The city would come back from the brink — and Moskowitz, raised in Harlem, would soon come back to the city.

One reason for the city’s resurgence was the mayor elected amid the madness: Ed Koch, who used his larger-than-life, happy-warrior persona to give New York the psychological jolt it needed.

Moskowitz notes that Koch zeroed in on quality-of-life improvements, like the subway cars plagued with graffiti and loud music: “This public flouting of authority, Koch believed, made subways feel lawless and unsafe, a perception that became reality as law-abiding citizens retreated. Koch therefore cracked down on radio use, had the subway cars repainted, and, to deter further graffiti, surrounded the train yards with two fences covered with barbed wire.”

It worked. Moskowitz, then in high school and living upstate, returned with her parents and brother. After college and a teaching position at Vanderbilt, she and her husband moved back to New York, and she jumped into politics. In 1999, she won a City Council seat and joined the Education Committee, where she probed for the sources of the dysfunction and mismanagement rife in the city’s schools.

After losing her bid for Manhattan borough president in 2005, Moskowitz left politics but not education. In 2006, she founded Harlem Success Academy, which grew into the Success Academy charter-school network that today includes 46 schools across the city.


Success Academy breeds success: Its inner-city students outperformed every other school district in the state in the 2017 exams. And one big secret to that success has been the application of the kinds of tactics and strategies that helped bring the city back from the brink more than once — this time, applied to education.

Both “broken windows” policing and Success Academy schooling target minor infractions that create a culture of chaos.

Writing about dealing with disruptive students in 2006-07, Success Academy’s first year, Moskowitz notes that when teachers are unable to stop even one student’s incessant misbehavior, it “can have a domino effect . . . and soon the teacher is playing whack-a-mole rather than teaching.”

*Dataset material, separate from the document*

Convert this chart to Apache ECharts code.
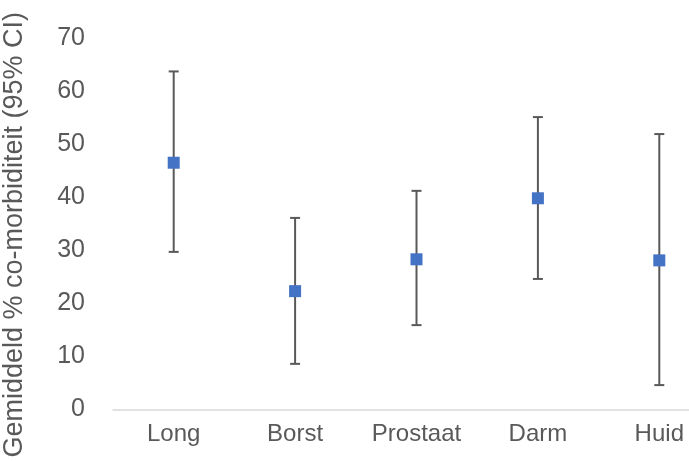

That meant imposing “cultural expectations” on the classroom, which soon developed into a barometer Moskowitz calls “culture data.” Standardized test scores can only tell you so much so quickly. But monitoring “latenesses, absences, uniform infractions, missing homework, incomplete reading logs, and whether our teachers were calling parents about these problems” can serve as a “canary in a coal mine.”

It also manifested in instruction styles that required the kids to pay attention in class — such as randomly calling on students to respond to other students’ answers during a lesson — rather than just hoping they absorbed the information and then testing them to find out.